Vulture is reporting that the director of The Muppets, James Bobin, and the co-writer of the film, Nicholas Stoller, have been signed to contracts that will have them writing a sequel to the film, presumably with the intent to further spread its liberal, anti-capitalism propaganda. No more details on its plot are available, although it's probably safe to assume that Bobin will return to direct the sequel, as well. The Muppets wasn't any kind of huge success at the box office, topping off at around $150 million worldwide (by comparison, the god-awful Smurfs movie made $560 million), but presumably it was profitable enough to give Disney the impetus to move forward with another one. It helps when Kermit doesn't have to get paid.
Unfortunately, it looks like Jason Segel won't be back to write the second film; Vulture says that this is due to his other work commitments, as he has a few movies coming out this year (including Five-Year Engagement and Jeff, Who Lives At Home), as well as his work on How I Met Your Mother. Still, it's difficult to see why he wouldn't make time to pitch in on the script for this, considering it was largely his and Stoller's passion to see a new Muppets movie that got the film off the ground. Maybe he's sure it's in good hands?
Apparently Segel might come back to actually star in the presumed sequel, if he likes the script, and it'd be hard not to imagine that he'd make up whatever he wants to say on set anyway if that transpires.
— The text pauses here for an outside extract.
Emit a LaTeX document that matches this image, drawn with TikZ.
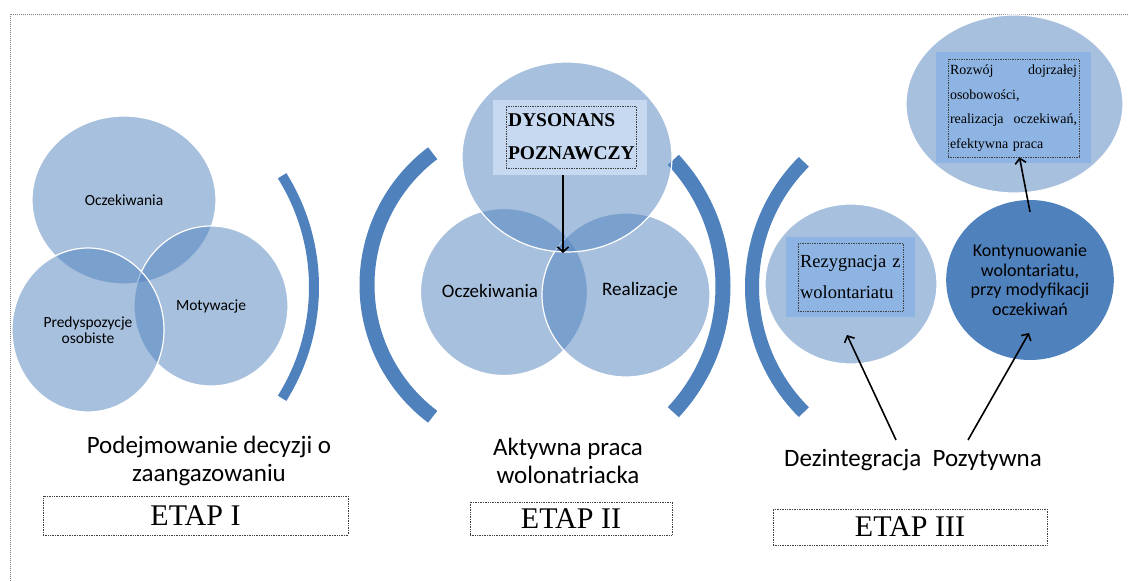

We'll know sometime next year, I'd imagine, assuming that everyone can fit the project into their busy schedules. Really, I just want to know if Bret McKenzie will be coming back; the movie worked because it had a great script, obviously, but the songs were really outrageously amazing. You have to figure that they'll try to bring him back sometime later in the process, but that Oscar's going to increase his asking price. I could give or take more Amy Adams, though.